Com menor interferência na trama, Daniel Orlean tem brevíssima fala em suas entradas meramente gestuais , mas sem uma clarificada função performática .

O enérgico comando estético de Manoel Prazeres tem sua essência em inteligentes  códigos de minimalismo cênico. Capazes de levar à  maior concentração numa reflexiva linguagem narrativa, de dúvidas e questionamentos, de verdades e delírios, no tempo da memória e do esquecimento.

Ora através de uma pontual iluminação( Renato Machado) ora pela adequação de figurinos(Leticia Ponzi), para o necessário alcance desta  sintética arquitetura cênica(Doris Rollemberg). Destaque–se também sua trilha, com nostálgico leitmotiv hollywoodiano anos 50(Rick Yates/Renato Alscher).

Densidade emocional, convicção e comovente  busca introspectiva marcam a entrega ao personagem por Helena Varvaki.
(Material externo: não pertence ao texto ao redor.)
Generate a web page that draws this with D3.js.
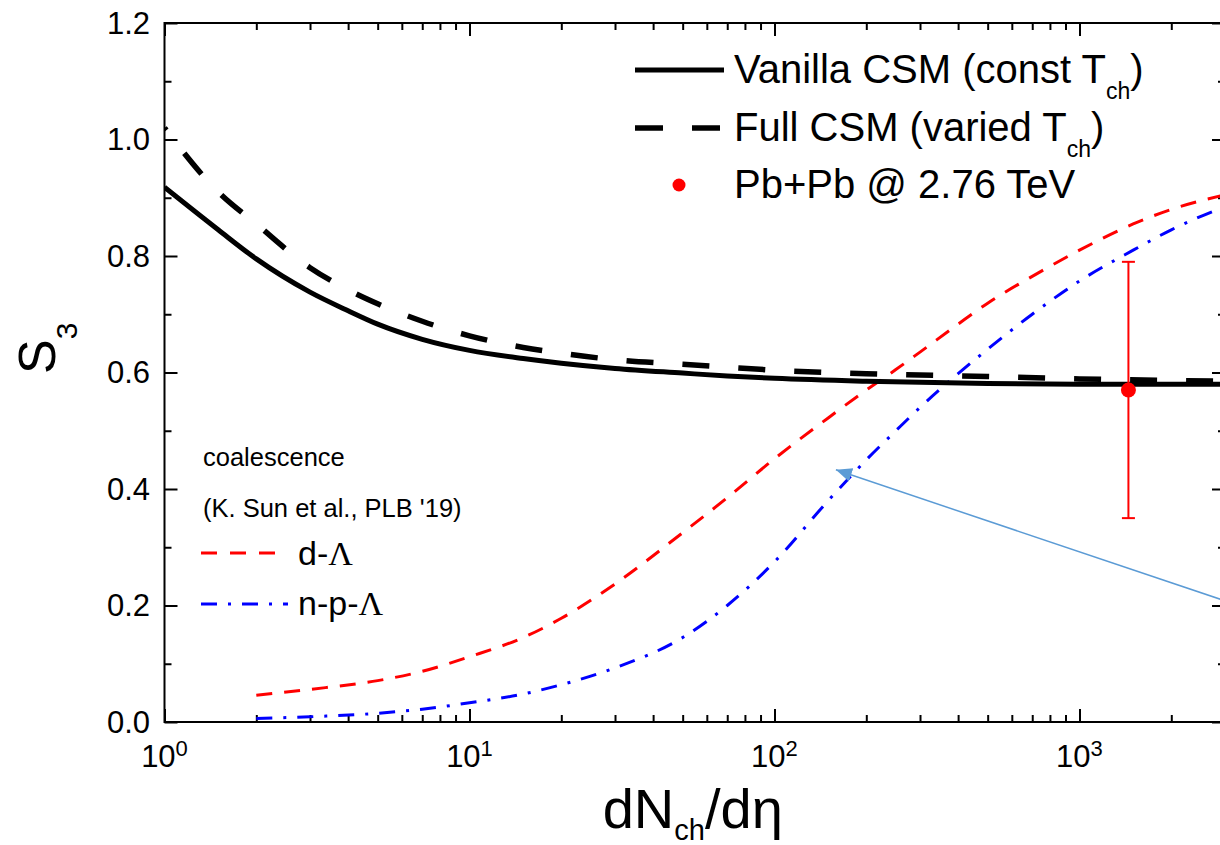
<!DOCTYPE html>
<html>
<head>
<meta charset="utf-8">
<script src="https://cdn.jsdelivr.net/npm/d3@7"></script>
<style>
  html, body { margin: 0; padding: 0; background: #fff; }
  svg { display: block; font-family: "Liberation Sans", Arial, sans-serif; }
</style>
</head>
<body>
<svg id="chart" width="1220" height="845"></svg>
<script>
// Canonical statistical model curves, S3 versus dNch/deta
const dndeta = [1, 1.5, 2, 3, 4, 5, 7, 10, 15, 20, 30, 50, 70, 100, 200, 500, 1000, 3000];
const vanillaS3 = [0.918, 0.845, 0.795, 0.738, 0.706, 0.683, 0.657, 0.638, 0.624, 0.616, 0.607, 0.599, 0.594, 0.590, 0.585, 0.581, 0.580, 0.580];
const fullS3 = [1.02, 0.91, 0.855, 0.780, 0.742, 0.718, 0.688, 0.663, 0.643, 0.633, 0.622, 0.614, 0.609, 0.604, 0.598, 0.593, 0.589, 0.585];

// Coalescence curves (K. Sun et al., PLB '19)
const coalX = [2, 3, 5, 7, 10, 15, 20, 30, 50, 70, 100, 150, 200, 250, 300, 400, 500, 700, 1000, 1500, 2000, 3000];
const dLambdaS3 = [0.046, 0.056, 0.071, 0.087, 0.112, 0.145, 0.178, 0.237, 0.325, 0.385, 0.452, 0.522, 0.570, 0.605, 0.635, 0.683, 0.719, 0.765, 0.810, 0.855, 0.880, 0.905];
const npLambdaS3 = [0.006, 0.009, 0.015, 0.022, 0.033, 0.048, 0.064, 0.093, 0.145, 0.200, 0.275, 0.380, 0.450, 0.500, 0.540, 0.598, 0.640, 0.700, 0.757, 0.810, 0.845, 0.885];

// ALICE Pb+Pb @ 2.76 TeV
const dataX = [1447];
const dataS3 = [0.57];
const dataErr = [0.22];

// Annotation arrow: [dNch/deta, S3] for tail and head
const arrowTail = [3000, 0.208];
const arrowHead = [159, 0.433];

// Axis ticks
const yMajor = [0, 0.2, 0.4, 0.6, 0.8, 1.0, 1.2];
const yMinor = [0.1, 0.3, 0.5, 0.7, 0.9, 1.1];
const xMajor = [1, 10, 100, 1000];
const xExponents = ["0", "1", "2", "3"];
const xMinor = [2, 3, 4, 5, 6, 7, 8, 9, 20, 30, 40, 50, 60, 70, 80, 90, 200, 300, 400, 500, 600, 700, 800, 900, 2000];

const M = { left: 164.5, right: 1225, top: 23, bottom: 722 };
const svg = d3.select("#chart");

const x = d3.scaleLog().domain([1, 3000]).range([M.left, M.right]);
const y = d3.scaleLinear().domain([0, 1.2]).range([M.bottom, M.top]);

svg.append("defs").append("clipPath").attr("id", "plotClip")
  .append("rect").attr("x", M.left).attr("y", M.top)
  .attr("width", M.right - M.left).attr("height", M.bottom - M.top);

// Tick marks, pointing inward on all four sides
function ticks(axisGen, tr, vals, len) {
  const g = svg.append("g").attr("transform", tr)
    .call(axisGen.tickValues(vals).tickSize(len).tickSizeOuter(0).tickFormat(""));
  g.select(".domain").remove();
  g.selectAll(".tick line").attr("stroke", "#000").attr("stroke-width", 2);
  return g;
}
ticks(d3.axisBottom(x), `translate(0,${M.bottom})`, xMajor, -13);
ticks(d3.axisBottom(x), `translate(0,${M.bottom})`, xMinor, -7);
ticks(d3.axisTop(x), `translate(0,${M.top})`, xMajor, -13);
ticks(d3.axisTop(x), `translate(0,${M.top})`, xMinor, -7);
ticks(d3.axisLeft(y), `translate(${M.left},0)`, yMajor, -13);
ticks(d3.axisLeft(y), `translate(${M.left},0)`, yMinor, -7);
ticks(d3.axisRight(y), `translate(${M.right},0)`, yMajor, -13);
ticks(d3.axisRight(y), `translate(${M.right},0)`, yMinor, -7);

// Frame
svg.append("rect").attr("x", M.left).attr("y", M.top)
  .attr("width", M.right - M.left).attr("height", M.bottom - M.top)
  .attr("fill", "none").attr("stroke", "#000").attr("stroke-width", 2);

// Tick labels
svg.append("g").selectAll("text").data(yMajor).join("text")
  .attr("x", 150).attr("y", d => y(d))
  .attr("text-anchor", "end").attr("dominant-baseline", "central")
  .attr("font-size", 31).text(d => d3.format(".1f")(d));

const xl = svg.append("g").selectAll("text").data(xMajor).join("text")
  .attr("x", d => x(d)).attr("y", 767)
  .attr("text-anchor", "middle").attr("font-size", 31);
xl.append("tspan").text("10");
xl.append("tspan").attr("font-size", 22).attr("dy", -11).text((d, i) => xExponents[i]);

// Axis titles
const xt = svg.append("text").attr("x", (M.left + M.right) / 2 - 2).attr("y", 828)
  .attr("text-anchor", "middle").attr("font-size", 56);
xt.append("tspan").text("dN");
xt.append("tspan").attr("font-size", 29).attr("dy", 12).text("ch");
xt.append("tspan").attr("dy", -12).text("/d\u03b7");

const yt = svg.append("text").attr("transform", "translate(55,374) rotate(-90)")
  .attr("font-size", 52);
yt.append("tspan").text("S");
yt.append("tspan").attr("font-size", 30).attr("dy", 22).text("3");

// Curves
const line = d3.line().x(d => x(d[0])).y(d => y(d[1])).curve(d3.curveMonotoneX);
const plot = svg.append("g").attr("clip-path", "url(#plotClip)");

plot.append("path").datum(coalX.map((v, i) => [v, dLambdaS3[i]]))
  .attr("d", line).attr("fill", "none").attr("stroke", "#ff0000")
  .attr("stroke-width", 3).attr("stroke-dasharray", "16,12");
plot.append("path").datum(coalX.map((v, i) => [v, npLambdaS3[i]]))
  .attr("d", line).attr("fill", "none").attr("stroke", "#0000ff")
  .attr("stroke-width", 3).attr("stroke-dasharray", "16,11,3,11");
plot.append("path").datum(dndeta.map((v, i) => [v, vanillaS3[i]]))
  .attr("d", line).attr("fill", "none").attr("stroke", "#000")
  .attr("stroke-width", 5);
plot.append("path").datum(dndeta.map((v, i) => [v, fullS3[i]]))
  .attr("d", line).attr("fill", "none").attr("stroke", "#000")
  .attr("stroke-width", 5.5).attr("stroke-dasharray", "27,29").attr("stroke-dashoffset", 24);

// Data point with error bar
const pts = plot.append("g").selectAll("g").data(dataX).join("g");
pts.append("line")
  .attr("x1", d => x(d)).attr("x2", d => x(d))
  .attr("y1", (d, i) => y(dataS3[i] + dataErr[i])).attr("y2", (d, i) => y(dataS3[i] - dataErr[i]))
  .attr("stroke", "#ff0000").attr("stroke-width", 2);
[1, -1].forEach(s => {
  pts.append("line")
    .attr("x1", d => x(d) - 6.5).attr("x2", d => x(d) + 6.5)
    .attr("y1", (d, i) => y(dataS3[i] + s * dataErr[i])).attr("y2", (d, i) => y(dataS3[i] + s * dataErr[i]))
    .attr("stroke", "#ff0000").attr("stroke-width", 2);
});
pts.append("circle").attr("cx", d => x(d)).attr("cy", (d, i) => y(dataS3[i]))
  .attr("r", 7.5).attr("fill", "#ff0000");

// Annotation arrow
svg.select("defs").append("marker").attr("id", "arrowHead")
  .attr("markerUnits", "userSpaceOnUse").attr("markerWidth", 18).attr("markerHeight", 16)
  .attr("viewBox", "0 -8 18 16").attr("refX", 16).attr("refY", 0).attr("orient", "auto")
  .append("path").attr("d", "M0,-7L16,0L0,7Z").attr("fill", "#5b9bd5");
svg.append("line")
  .attr("x1", x(arrowTail[0])).attr("y1", y(arrowTail[1]))
  .attr("x2", x(arrowHead[0])).attr("y2", y(arrowHead[1]))
  .attr("stroke", "#5b9bd5").attr("stroke-width", 1.5)
  .attr("marker-end", "url(#arrowHead)");

// Upper-right legend
const lg = svg.append("g");
lg.append("line").attr("x1", 635).attr("x2", 724).attr("y1", 70).attr("y2", 70)
  .attr("stroke", "#000").attr("stroke-width", 5);
lg.append("line").attr("x1", 635).attr("x2", 724).attr("y1", 128).attr("y2", 128)
  .attr("stroke", "#000").attr("stroke-width", 5.5).attr("stroke-dasharray", "28,29");
lg.append("circle").attr("cx", 679).attr("cy", 185).attr("r", 6.5).attr("fill", "#ff0000");

function legendText(yb, main, sub, tail) {
  const t = lg.append("text").attr("x", 734).attr("y", yb).attr("font-size", 40);
  t.append("tspan").text(main);
  if (sub) {
    t.append("tspan").attr("font-size", 23).attr("dy", 16).text(sub);
    t.append("tspan").attr("dy", -16).text(tail);
  }
}
legendText(83, "Vanilla CSM (const T", "ch", ")");
legendText(141, "Full CSM (varied T", "ch", ")");
legendText(198, "Pb+Pb @ 2.76 TeV");

// Lower-left legend
const cl = svg.append("g");
cl.append("text").attr("x", 203).attr("y", 466).attr("font-size", 25.5).text("coalescence");
cl.append("text").attr("x", 203).attr("y", 517).attr("font-size", 25.5).text("(K. Sun et al., PLB '19)");
cl.append("line").attr("x1", 201).attr("x2", 277).attr("y1", 553).attr("y2", 553)
  .attr("stroke", "#ff0000").attr("stroke-width", 3).attr("stroke-dasharray", "16,13");
cl.append("line").attr("x1", 201).attr("x2", 288).attr("y1", 604).attr("y2", 604)
  .attr("stroke", "#0000ff").attr("stroke-width", 3).attr("stroke-dasharray", "16,11,3,11");
const d1 = cl.append("text").attr("x", 298).attr("y", 565).attr("font-size", 34);
d1.append("tspan").text("d-");
d1.append("tspan").attr("font-family", "Liberation Serif, serif").text("\u039b");
const d2 = cl.append("text").attr("x", 298).attr("y", 615).attr("font-size", 34);
d2.append("tspan").text("n-p-");
d2.append("tspan").attr("font-family", "Liberation Serif, serif").text("\u039b");
</script>
</body>
</html>
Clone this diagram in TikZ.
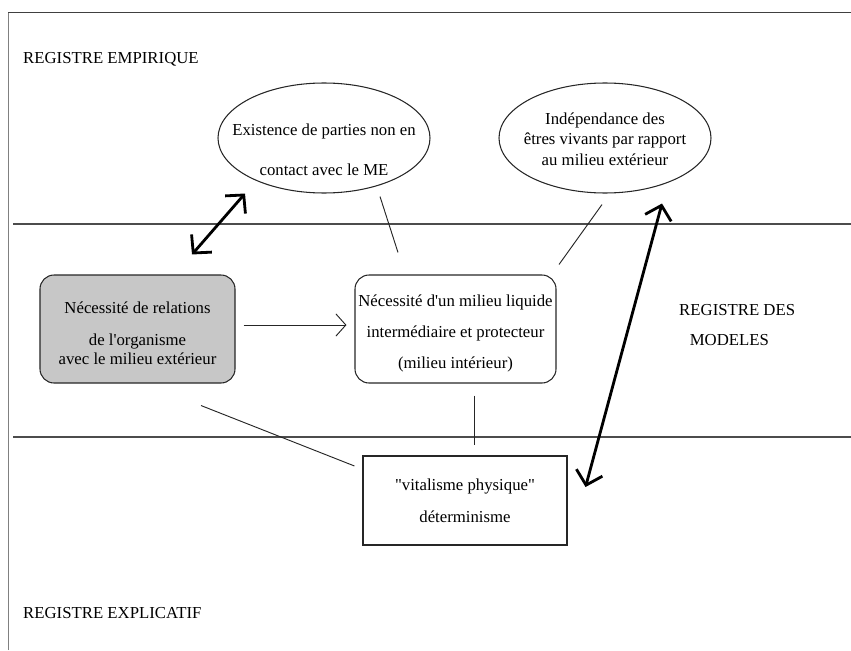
\documentclass[tikz,border=0pt]{standalone}
\usepackage{fontspec}
\setmainfont{Liberation Serif}[Ligatures=TeXOff]
\usetikzlibrary{arrows.meta,shapes.geometric}

\begin{document}
\begin{tikzpicture}[x=0.03cm, y=-0.03cm,
    every node/.style={font=\fontsize{14.3}{17.5}\selectfont, inner sep=0pt},
    bulle/.style={ellipse, draw=black!85, line width=0.9pt, minimum width=6.36cm, minimum height=3.3cm},
    boite/.style={rectangle, draw=black!85, line width=0.9pt, align=center},
    lien/.style={black!85, line width=0.8pt},
    fleche/.style={-{Straight Barb[length=8.5pt,width=19pt]}, black!85, line width=0.8pt},
    grandefleche/.style={{Straight Barb[length=11pt,width=23pt]}-{Straight Barb[length=11pt,width=23pt]}, line width=2.4pt}]

    \useasboundingbox (0,0) rectangle (851,650);

    % Cadre et registres
    \draw[black!50, line width=0.6pt] (8,650) -- (8,12);
    \draw[black!75, line width=0.8pt] (8,12) -- (851,12);
    \draw[black!70, line width=1pt] (13,224) -- (851,224);
    \draw[black!70, line width=1pt] (13,437) -- (851,437);

    \node[anchor=base west] (empirique) at (23,64) {REGISTRE EMPIRIQUE};
    \node[anchor=base west] (explicatif) at (23,618) {REGISTRE EXPLICATIF};
    \node[anchor=north west, align=left] (modeles) at (679,304) {REGISTRE DES\\[8pt]\hspace{9pt}MODELES};

    % Registre empirique
    \node[bulle, label={[align=center, yshift=-10pt]center:Existence de parties non en\\[16.5pt]contact avec le ME}] (existence) at (324,138) {};
    \node[bulle, label={[align=center, yshift=-1pt]center:Ind\'ependance des\\\^etres vivants par rapport\\ au milieu ext\'erieur}] (independance) at (605,138) {};

    % Registre des modeles
    \node[boite, fill=black!22, rounded corners=12pt, minimum width=5.85cm, minimum height=3.24cm] (relations) at (137.5,329)
        {\rule{0pt}{17pt}N\'ecessit\'e de relations\\[9.5pt]de l'organisme\\[-1.5pt]avec le milieu ext\'erieur};
    \node[boite, rounded corners=12pt, minimum width=6.03cm, minimum height=3.24cm] (milieu) at (455.5,329)
        {\rule{0pt}{17pt}N\'ecessit\'e d'un milieu liquide\\[9pt]interm\'ediaire et protecteur\\[9pt](milieu int\'erieur)};

    % Registre explicatif
    \node[boite, minimum width=6.12cm, minimum height=2.67cm] (determinisme) at (465,500.5)
        {"vitalisme physique"\\[9.5pt]d\'eterminisme};

    % Liens
    \draw[fleche] ([shift={(8,-4)}]relations.east) -- ([shift={(-8,-4)}]milieu.west);
    \draw[lien] ([shift={(56,3)}]existence.south) -- ([shift={(-57.5,-22)}]milieu.north);
    \draw[lien] ([shift={(-3,11)}]independance.south) -- ([shift={(2.5,-10)}]milieu.north east);
    \draw[lien] ([shift={(18.5,12)}]milieu.south) -- ([shift={(9,-10)}]determinisme.north);
    \draw[lien] ([shift={(63.5,22)}]relations.south) -- ([shift={(-8,-34.5)}]determinisme.west);

    \draw[grandefleche] ([shift={(54.5,-20)}]relations.north) -- ([shift={(-79,0)}]existence.south);
    \draw[grandefleche] ([shift={(57,10)}]independance.south) -- ([shift={(18,-13.5)}]determinisme.east);

\end{tikzpicture}
\end{document}
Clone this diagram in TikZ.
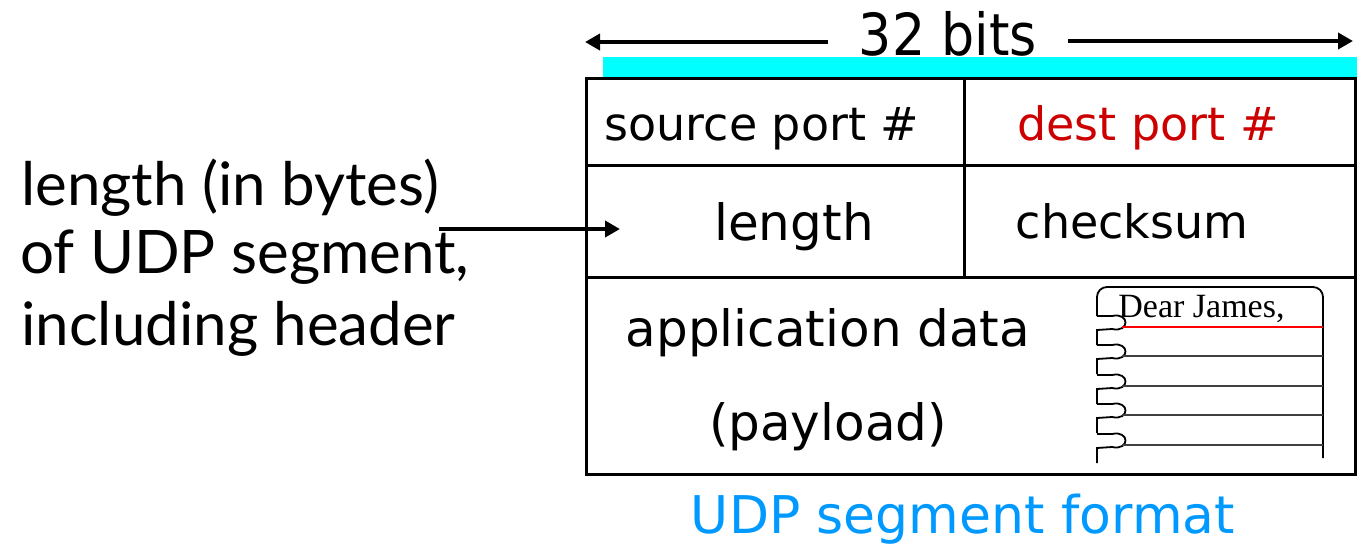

Mas há visível desenvoltura no tríplice desdobramento como intérprete de Gabriela Munhoz e sincera intensidade em Alexandre Dantas.

Com seu ritmo de thriller psicológico,  A  Outra Casa tem um singular discurso ideológico, além da auto referencia de conflito e melancolia de seu personagem mor, constituindo-se ainda em exemplar realização da  atual temporada teatral carioca.

                                               Wagner Corrêa de Araújo


 
  A OUTRA CASA , em nova temporada, no Teatro Café Pequeno/Leblon, de sexta a domingo, 20h. 90 minutos. Até 02  de abril.